DAYATMA OLMADAN HAREKETE GEÇME

Bu açıdan bakıldığında Taocu öğretinin bize, pasif, her şeyi olduğu gibi kabul eden bir perspektif çizdiği düşünülebilir. Hâttâ Bookchin: “Taoizm’in bir elit tarafından köylülerin pasifliğini beslemek, onların seçmelerini ve umut etmelerini engellemek için kullanıldığını söyleyecek kadar ileri gider” (Marshall: 2003:100). Burada gözden kaçmaması gereken, Taocu öğretinin pasifliğinin doğa ile ilgili olduğu noktasıdır. Marshall’ın vurguladığı gibi Taoist öğretinin merkezinde yer alan “wu-wei” kavramı genellikle “hareket etmeme” olarak çevrilse de anarşizm ile “wu-wei” arasında çarpıcı filolojik benzerlikler vardır. Grekçe de anarkhos sözcüğünün hükümdarın yokluğu anlamına gelmesi gibi, wu wei de wei’den yani “doğal kendiliğinden gelişime müdahale eden, yapay, uydurulmuş hareket”ten yoksunluk anlamına gelir ” (Marshall: 2003: 98).
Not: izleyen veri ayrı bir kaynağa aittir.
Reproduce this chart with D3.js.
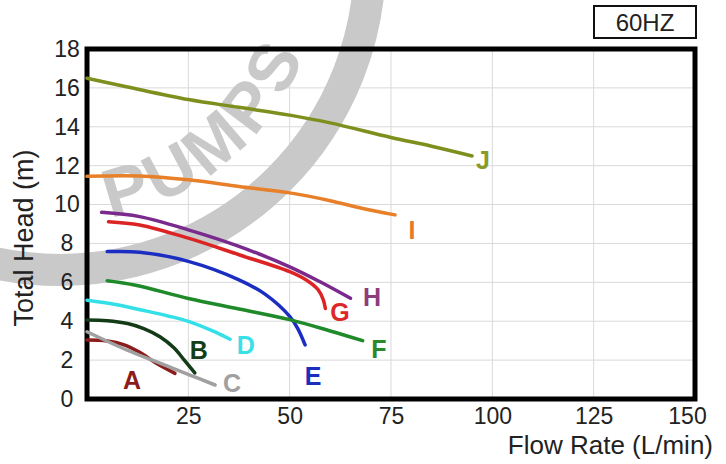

Yani buradan anladığımız Taocu kavrayışta yer alan müdahale etmeme bir dayatma karşısındadır. Buradaki pasiflik daha çok yukarıdan bir baskıyla bir şey yapmamaya gönderme yapar. Yine Marshall’ın deyimiyle; “Dayatılmış otoritenin formlarıyla hiçbir şey yapmamayı” içerir. Buradan şu çıkarımı yapabiliriz Taoculuk politik anlamda da kendiliğinden olanı önceler. Kitlelerin bir yönlendirme olmaksızın doğal olarak kabul edip harekete geçmesidir bu. Tıpkı doğanın kendiliğindenliği gibi.
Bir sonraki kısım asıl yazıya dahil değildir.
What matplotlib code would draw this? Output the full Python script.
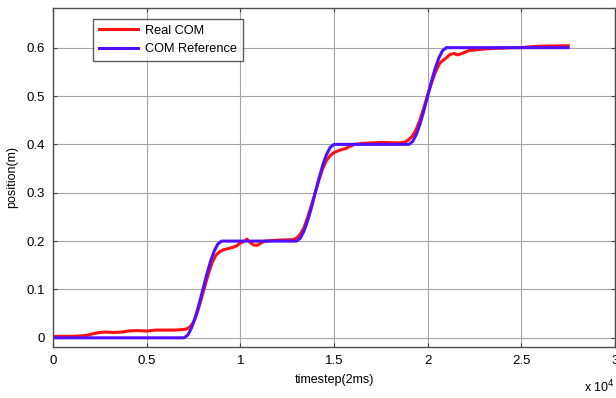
import matplotlib
matplotlib.use('Agg')
from matplotlib import pyplot as plt
import numpy as np

plt.rcParams['font.family'] = ['Liberation Sans', 'DejaVu Sans']

# COM reference (timestep, position)
ref_t = [0, 7000, 7200, 7400, 7600, 7800, 8000, 8200, 8400, 8600, 8800, 9000,
         13000, 13200, 13400, 13600, 13800, 14000, 14200, 14400, 14600, 14800, 15000,
         19000, 19200, 19400, 19600, 19800, 20000, 20200, 20400, 20600, 20800, 21000,
         27500]
ref_pos = [0, 0, 0.006, 0.021, 0.043, 0.070, 0.100, 0.130, 0.157, 0.179, 0.194, 0.200,
           0.200, 0.206, 0.221, 0.243, 0.270, 0.300, 0.330, 0.357, 0.379, 0.394, 0.400,
           0.400, 0.406, 0.421, 0.443, 0.470, 0.500, 0.530, 0.557, 0.579, 0.594, 0.600,
           0.600]

# real COM (timestep, position)
real_t = [0, 1000, 1500, 1800, 2000, 2200, 2500, 2800, 3200, 3700, 4000, 4500, 5000,
          5500, 6000, 6500, 6900, 7100, 7300, 7500, 7700, 7900, 8100, 8300, 8500,
          8700, 8900, 9100, 9300, 9600, 9800, 10000, 10200, 10350, 10500, 10700,
          10900, 11100, 11300, 12000, 12800, 13000, 13200, 13400, 13600, 13800,
          14000, 14200, 14400, 14600, 14800, 15000, 15300, 15600, 15800, 16100,
          16500, 17500, 18500, 18800, 19000, 19200, 19400, 19600, 19800, 20000,
          20200, 20400, 20600, 20700, 20900, 21200, 21400, 21600, 21900, 22200,
          22700, 23300, 24500, 25000, 25500, 26000, 27500]
real_pos = [0.003, 0.003, 0.004, 0.005, 0.007, 0.009, 0.011, 0.012, 0.011, 0.012,
            0.014, 0.015, 0.014, 0.016, 0.016, 0.016, 0.017, 0.018, 0.022, 0.032,
            0.052, 0.078, 0.106, 0.133, 0.156, 0.171, 0.178, 0.182, 0.184, 0.187,
            0.190, 0.196, 0.199, 0.204, 0.198, 0.192, 0.191, 0.196, 0.200, 0.202,
            0.203, 0.206, 0.214, 0.228, 0.250, 0.275, 0.300, 0.327, 0.350, 0.367,
            0.377, 0.383, 0.388, 0.391, 0.395, 0.400, 0.402, 0.404, 0.403, 0.405,
            0.410, 0.418, 0.432, 0.452, 0.476, 0.502, 0.526, 0.548, 0.565, 0.570,
            0.576, 0.586, 0.588, 0.585, 0.589, 0.594, 0.596, 0.598, 0.600, 0.600,
            0.602, 0.603, 0.604]

xticks = [0, 5000, 10000, 15000, 20000, 25000, 30000]
xlabels = ['0', '0.5', '1', '1.5', '2', '2.5', '3']
yticks = [0, 0.1, 0.2, 0.3, 0.4, 0.5, 0.6]

fig = plt.figure(figsize=(6.16, 3.98), dpi=100)
ax = fig.add_axes([53 / 616, 1 - 347 / 398, 562 / 616, 339 / 398])

ax.plot(real_t, real_pos, color='#ff1010', lw=2.2, label='Real COM')
ax.plot(ref_t, ref_pos, color='#5010ff', lw=2.2, label='COM Reference')

ax.set_xlim(0, 30000)
ax.set_ylim(-0.019, 0.682)
ax.set_xticks(xticks)
ax.set_xticklabels(xlabels)
ax.set_yticks(yticks)
ax.set_yticklabels(['0', '0.1', '0.2', '0.3', '0.4', '0.5', '0.6'])
ax.tick_params(direction='in', top=True, right=True, length=3, labelsize=9.5,
               color='0.25', pad=6)
ax.grid(True, color='0.65', lw=0.8)
for s in ax.spines.values():
    s.set_color('0.3')
    s.set_linewidth(1.0)

ax.set_xlabel('timestep(2ms)', fontsize=9, labelpad=5)
ax.set_ylabel('position(m)', fontsize=9, labelpad=6)
fig.text(584 / 616, 1 - 387 / 398, r'x 10$^{4}$', fontsize=9, ha='left', va='center')

leg = ax.legend(loc='upper left', bbox_to_anchor=(0.071, 0.967), fontsize=9.2,
                frameon=True, fancybox=False, edgecolor='0.2', handlelength=3.1,
                borderpad=0.45, labelspacing=0.5, handletextpad=0.55,
                borderaxespad=0)
leg.get_frame().set_linewidth(1.0)

fig.savefig('out.png', dpi=100)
'DOSTLARIMDAN GELEN BİR PARÇA YARDIMLA'

Le Guin’in her metni bizi başka şekilde düşündürür. “Rüyanın Öte Yakası” da farklı farklı okumalar yapılabilecek bir kitap. Onun metinleri tek bir çizgi içermez, yazar kendisini tüm kategorilerden sakınmış gibidir. Okuduğumuz her kitap bize farklı bir alan açar dünyanın pencerelerini çoğaltır, kapılarını aralar. Kötüyü de iyiyi de gösterir, kesinlikli bir anlayışla hareket etmez. Yaşamın olanaklarını da görür, olumsuzluklarını da... Bize umudu da gösterir kederi de. Şimdi bu kitapta Orr’a çıkış yolu gösterdiğini düşündürten Beatles şarkısını dinlemenin zamanıdır; “With a Little Help from My Friends” çünkü bu şarkı son günlerde içerisinde bulunduğumuz durumu da hatırlatır: "İdare ediyorum bir parça yardımla, dostlarımdan gelen bir parça yardımla."

Kaynaklar

Marshall, P., (2003), “Anarşizmin Tarihi ‘İmkânsızı İstemek’”, (Çev. Yavuz Alogan), Ankara: İmge.

Lao Tzu, “Tao te Ching”, (Çev. Merve Arkan), İstanbul: Say.